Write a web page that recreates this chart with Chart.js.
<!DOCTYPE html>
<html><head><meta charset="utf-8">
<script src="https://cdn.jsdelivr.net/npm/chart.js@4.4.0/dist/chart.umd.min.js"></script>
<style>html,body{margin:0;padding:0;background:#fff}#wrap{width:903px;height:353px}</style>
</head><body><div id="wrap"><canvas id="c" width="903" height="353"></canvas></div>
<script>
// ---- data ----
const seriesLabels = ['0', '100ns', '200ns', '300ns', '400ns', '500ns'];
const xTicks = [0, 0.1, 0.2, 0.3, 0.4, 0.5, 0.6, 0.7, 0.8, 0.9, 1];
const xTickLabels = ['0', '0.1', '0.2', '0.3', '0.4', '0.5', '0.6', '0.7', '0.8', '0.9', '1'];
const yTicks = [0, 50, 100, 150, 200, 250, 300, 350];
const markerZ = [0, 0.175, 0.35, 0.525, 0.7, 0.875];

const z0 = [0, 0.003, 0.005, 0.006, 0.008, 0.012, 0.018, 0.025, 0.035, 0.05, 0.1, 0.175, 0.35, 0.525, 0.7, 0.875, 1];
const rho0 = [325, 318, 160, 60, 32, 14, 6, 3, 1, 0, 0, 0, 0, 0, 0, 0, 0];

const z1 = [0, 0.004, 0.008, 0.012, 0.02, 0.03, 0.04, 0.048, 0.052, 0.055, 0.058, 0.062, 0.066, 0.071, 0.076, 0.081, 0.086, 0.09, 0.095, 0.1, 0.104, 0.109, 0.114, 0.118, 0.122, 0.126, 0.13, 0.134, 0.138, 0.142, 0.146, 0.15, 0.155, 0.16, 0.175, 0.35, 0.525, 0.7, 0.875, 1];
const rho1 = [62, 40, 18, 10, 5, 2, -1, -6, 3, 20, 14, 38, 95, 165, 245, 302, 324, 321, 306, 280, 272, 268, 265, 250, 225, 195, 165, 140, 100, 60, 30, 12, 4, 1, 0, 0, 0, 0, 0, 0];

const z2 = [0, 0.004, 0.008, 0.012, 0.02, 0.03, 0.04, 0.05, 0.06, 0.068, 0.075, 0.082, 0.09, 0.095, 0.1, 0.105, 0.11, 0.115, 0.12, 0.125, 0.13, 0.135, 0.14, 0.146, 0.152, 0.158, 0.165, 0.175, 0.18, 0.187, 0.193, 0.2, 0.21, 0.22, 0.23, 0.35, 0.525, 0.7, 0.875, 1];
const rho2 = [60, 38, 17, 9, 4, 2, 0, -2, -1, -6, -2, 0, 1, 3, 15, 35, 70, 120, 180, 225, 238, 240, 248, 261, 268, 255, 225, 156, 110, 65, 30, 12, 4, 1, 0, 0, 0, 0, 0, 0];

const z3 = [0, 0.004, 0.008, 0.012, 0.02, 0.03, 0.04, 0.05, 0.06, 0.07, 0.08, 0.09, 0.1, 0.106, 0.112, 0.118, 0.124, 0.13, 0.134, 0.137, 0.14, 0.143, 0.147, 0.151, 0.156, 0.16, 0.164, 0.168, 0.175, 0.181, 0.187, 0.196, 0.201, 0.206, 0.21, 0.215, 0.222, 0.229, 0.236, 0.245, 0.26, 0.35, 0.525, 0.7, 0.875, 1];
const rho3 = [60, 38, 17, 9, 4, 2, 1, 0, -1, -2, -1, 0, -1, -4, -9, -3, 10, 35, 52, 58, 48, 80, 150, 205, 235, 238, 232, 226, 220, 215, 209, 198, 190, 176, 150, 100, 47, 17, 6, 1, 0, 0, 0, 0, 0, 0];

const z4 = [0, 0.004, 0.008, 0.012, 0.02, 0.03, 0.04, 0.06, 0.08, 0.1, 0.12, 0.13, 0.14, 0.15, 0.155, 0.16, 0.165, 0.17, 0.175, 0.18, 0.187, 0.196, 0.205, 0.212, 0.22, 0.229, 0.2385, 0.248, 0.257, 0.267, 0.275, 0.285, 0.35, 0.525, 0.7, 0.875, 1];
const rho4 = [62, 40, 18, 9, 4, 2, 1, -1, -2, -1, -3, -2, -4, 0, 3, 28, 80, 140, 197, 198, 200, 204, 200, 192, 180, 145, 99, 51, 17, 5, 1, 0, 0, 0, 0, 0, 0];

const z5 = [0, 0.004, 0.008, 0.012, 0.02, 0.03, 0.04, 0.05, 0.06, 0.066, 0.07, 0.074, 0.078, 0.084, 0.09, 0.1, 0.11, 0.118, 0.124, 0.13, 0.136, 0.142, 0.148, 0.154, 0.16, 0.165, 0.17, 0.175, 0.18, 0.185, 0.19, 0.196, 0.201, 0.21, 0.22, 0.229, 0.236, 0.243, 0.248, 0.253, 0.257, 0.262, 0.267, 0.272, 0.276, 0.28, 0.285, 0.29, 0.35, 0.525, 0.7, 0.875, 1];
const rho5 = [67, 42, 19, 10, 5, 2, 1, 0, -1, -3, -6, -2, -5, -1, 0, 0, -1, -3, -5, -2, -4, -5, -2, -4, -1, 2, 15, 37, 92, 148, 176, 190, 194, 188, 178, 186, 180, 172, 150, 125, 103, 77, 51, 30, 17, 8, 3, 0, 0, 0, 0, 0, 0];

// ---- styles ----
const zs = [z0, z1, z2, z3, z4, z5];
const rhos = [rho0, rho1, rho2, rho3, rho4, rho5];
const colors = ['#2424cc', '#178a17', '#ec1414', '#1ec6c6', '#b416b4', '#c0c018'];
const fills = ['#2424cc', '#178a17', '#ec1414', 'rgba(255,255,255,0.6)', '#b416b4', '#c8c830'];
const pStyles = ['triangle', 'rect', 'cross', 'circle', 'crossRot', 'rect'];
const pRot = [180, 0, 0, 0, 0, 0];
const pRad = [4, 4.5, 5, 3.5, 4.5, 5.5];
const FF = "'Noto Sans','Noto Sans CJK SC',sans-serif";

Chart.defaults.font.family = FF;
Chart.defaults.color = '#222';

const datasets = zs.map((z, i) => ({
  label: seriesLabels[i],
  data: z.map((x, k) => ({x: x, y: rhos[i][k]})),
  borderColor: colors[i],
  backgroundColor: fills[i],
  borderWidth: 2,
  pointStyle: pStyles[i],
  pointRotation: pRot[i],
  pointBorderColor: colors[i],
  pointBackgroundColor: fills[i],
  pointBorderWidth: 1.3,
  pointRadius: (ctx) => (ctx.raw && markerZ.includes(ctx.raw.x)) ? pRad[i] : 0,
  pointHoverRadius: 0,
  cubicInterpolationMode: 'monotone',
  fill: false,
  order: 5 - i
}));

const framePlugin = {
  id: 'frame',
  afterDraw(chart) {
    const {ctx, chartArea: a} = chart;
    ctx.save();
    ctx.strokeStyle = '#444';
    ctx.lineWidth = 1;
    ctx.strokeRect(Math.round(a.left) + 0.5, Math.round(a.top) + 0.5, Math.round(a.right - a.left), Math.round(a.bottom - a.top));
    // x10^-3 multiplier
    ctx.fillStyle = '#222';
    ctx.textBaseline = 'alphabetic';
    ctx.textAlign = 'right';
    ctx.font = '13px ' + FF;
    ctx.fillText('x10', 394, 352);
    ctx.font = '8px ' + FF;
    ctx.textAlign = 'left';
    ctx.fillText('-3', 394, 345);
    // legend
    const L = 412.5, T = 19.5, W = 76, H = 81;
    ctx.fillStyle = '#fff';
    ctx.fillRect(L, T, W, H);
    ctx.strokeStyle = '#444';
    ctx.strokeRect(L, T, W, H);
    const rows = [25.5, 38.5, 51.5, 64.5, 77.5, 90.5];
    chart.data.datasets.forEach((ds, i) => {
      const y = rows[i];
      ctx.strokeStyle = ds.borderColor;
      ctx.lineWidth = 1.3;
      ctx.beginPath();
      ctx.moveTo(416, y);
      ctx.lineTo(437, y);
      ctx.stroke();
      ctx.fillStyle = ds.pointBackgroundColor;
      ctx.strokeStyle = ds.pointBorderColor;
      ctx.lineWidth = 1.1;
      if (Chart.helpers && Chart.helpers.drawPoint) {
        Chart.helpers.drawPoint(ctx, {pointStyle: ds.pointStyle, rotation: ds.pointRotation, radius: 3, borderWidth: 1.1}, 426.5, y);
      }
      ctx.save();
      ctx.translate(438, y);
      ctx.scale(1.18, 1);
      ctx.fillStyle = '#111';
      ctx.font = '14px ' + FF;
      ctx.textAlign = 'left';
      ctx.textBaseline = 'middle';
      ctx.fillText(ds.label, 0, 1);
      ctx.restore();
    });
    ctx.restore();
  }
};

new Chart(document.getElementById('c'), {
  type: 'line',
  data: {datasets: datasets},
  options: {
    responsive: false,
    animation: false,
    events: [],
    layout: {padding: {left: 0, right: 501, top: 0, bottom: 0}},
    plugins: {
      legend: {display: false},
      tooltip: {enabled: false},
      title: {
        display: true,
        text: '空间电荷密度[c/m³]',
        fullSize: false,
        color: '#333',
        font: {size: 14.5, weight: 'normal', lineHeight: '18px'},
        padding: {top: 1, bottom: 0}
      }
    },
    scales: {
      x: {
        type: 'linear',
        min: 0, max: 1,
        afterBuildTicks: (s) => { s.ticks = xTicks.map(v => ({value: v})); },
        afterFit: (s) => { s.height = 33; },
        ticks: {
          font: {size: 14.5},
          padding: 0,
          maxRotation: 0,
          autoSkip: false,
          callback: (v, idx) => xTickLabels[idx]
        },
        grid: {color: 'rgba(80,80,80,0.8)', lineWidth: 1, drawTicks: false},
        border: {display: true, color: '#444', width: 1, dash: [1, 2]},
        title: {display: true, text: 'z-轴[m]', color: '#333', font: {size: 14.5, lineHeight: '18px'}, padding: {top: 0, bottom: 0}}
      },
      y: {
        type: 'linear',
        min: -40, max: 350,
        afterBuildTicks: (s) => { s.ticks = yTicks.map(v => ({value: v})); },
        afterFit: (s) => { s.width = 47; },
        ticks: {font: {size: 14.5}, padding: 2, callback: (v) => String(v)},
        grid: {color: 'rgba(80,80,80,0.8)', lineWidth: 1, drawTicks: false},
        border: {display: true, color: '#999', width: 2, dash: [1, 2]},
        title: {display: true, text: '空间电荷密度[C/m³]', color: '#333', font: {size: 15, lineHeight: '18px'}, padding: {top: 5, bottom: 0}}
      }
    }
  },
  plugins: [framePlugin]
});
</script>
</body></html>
**********
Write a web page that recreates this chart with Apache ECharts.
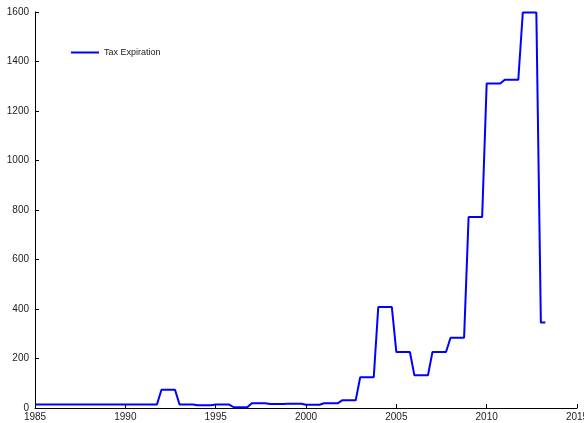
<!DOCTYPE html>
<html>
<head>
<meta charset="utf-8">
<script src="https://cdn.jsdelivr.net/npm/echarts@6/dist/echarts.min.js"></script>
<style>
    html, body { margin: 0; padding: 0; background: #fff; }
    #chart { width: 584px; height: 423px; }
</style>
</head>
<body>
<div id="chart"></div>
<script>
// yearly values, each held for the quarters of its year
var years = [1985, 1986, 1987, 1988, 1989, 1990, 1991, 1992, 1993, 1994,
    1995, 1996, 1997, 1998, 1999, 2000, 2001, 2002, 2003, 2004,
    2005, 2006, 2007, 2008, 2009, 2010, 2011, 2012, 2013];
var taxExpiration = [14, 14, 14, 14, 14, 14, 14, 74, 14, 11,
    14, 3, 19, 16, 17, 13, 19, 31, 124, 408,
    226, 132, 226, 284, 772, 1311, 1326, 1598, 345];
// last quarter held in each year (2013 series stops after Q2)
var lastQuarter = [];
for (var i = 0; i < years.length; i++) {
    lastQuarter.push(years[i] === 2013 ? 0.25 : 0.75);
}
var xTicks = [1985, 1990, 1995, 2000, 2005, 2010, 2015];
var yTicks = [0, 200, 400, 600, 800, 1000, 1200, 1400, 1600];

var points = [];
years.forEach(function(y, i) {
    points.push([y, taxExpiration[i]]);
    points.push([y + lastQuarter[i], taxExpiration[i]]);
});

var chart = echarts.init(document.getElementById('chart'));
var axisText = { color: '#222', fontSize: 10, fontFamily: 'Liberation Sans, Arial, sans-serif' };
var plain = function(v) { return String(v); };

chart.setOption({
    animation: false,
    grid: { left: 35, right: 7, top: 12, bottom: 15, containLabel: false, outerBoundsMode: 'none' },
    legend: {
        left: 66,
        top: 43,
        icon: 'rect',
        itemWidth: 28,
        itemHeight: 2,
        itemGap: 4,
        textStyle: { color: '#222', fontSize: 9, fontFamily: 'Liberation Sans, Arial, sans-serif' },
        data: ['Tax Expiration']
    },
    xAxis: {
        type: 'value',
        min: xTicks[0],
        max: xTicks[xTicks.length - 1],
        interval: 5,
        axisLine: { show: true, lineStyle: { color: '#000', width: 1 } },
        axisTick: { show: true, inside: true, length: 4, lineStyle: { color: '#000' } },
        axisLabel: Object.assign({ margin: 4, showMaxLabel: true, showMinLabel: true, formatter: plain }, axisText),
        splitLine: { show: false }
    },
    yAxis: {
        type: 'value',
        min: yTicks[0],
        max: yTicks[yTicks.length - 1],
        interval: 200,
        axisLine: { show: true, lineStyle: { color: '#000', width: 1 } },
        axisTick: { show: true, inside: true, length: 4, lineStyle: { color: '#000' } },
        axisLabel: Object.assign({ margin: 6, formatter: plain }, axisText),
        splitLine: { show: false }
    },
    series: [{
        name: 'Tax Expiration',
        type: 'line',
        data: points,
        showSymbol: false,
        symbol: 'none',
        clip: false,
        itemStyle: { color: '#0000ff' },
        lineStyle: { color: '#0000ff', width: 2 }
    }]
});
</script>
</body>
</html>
**********
- Prompt -
Copy the lines above exactly, starting at the one with "Write a web page that recreates this chart with Apache" and ending at the one with "var plain = function(v)", both included. Leave out any pictures and add nothing else.

- Exercise response -
Write a web page that recreates this chart with Apache ECharts.
<!DOCTYPE html>
<html>
<head>
<meta charset="utf-8">
<script src="https://cdn.jsdelivr.net/npm/echarts@6/dist/echarts.min.js"></script>
<style>
    html, body { margin: 0; padding: 0; background: #fff; }
    #chart { width: 584px; height: 423px; }
</style>
</head>
<body>
<div id="chart"></div>
<script>
// yearly values, each held for the quarters of its year
var years = [1985, 1986, 1987, 1988, 1989, 1990, 1991, 1992, 1993, 1994,
    1995, 1996, 1997, 1998, 1999, 2000, 2001, 2002, 2003, 2004,
    2005, 2006, 2007, 2008, 2009, 2010, 2011, 2012, 2013];
var taxExpiration = [14, 14, 14, 14, 14, 14, 14, 74, 14, 11,
    14, 3, 19, 16, 17, 13, 19, 31, 124, 408,
    226, 132, 226, 284, 772, 1311, 1326, 1598, 345];
// last quarter held in each year (2013 series stops after Q2)
var lastQuarter = [];
for (var i = 0; i < years.length; i++) {
    lastQuarter.push(years[i] === 2013 ? 0.25 : 0.75);
}
var xTicks = [1985, 1990, 1995, 2000, 2005, 2010, 2015];
var yTicks = [0, 200, 400, 600, 800, 1000, 1200, 1400, 1600];

var points = [];
years.forEach(function(y, i) {
    points.push([y, taxExpiration[i]]);
    points.push([y + lastQuarter[i], taxExpiration[i]]);
});

var chart = echarts.init(document.getElementById('chart'));
var axisText = { color: '#222', fontSize: 10, fontFamily: 'Liberation Sans, Arial, sans-serif' };
var plain = function(v) { return String(v); };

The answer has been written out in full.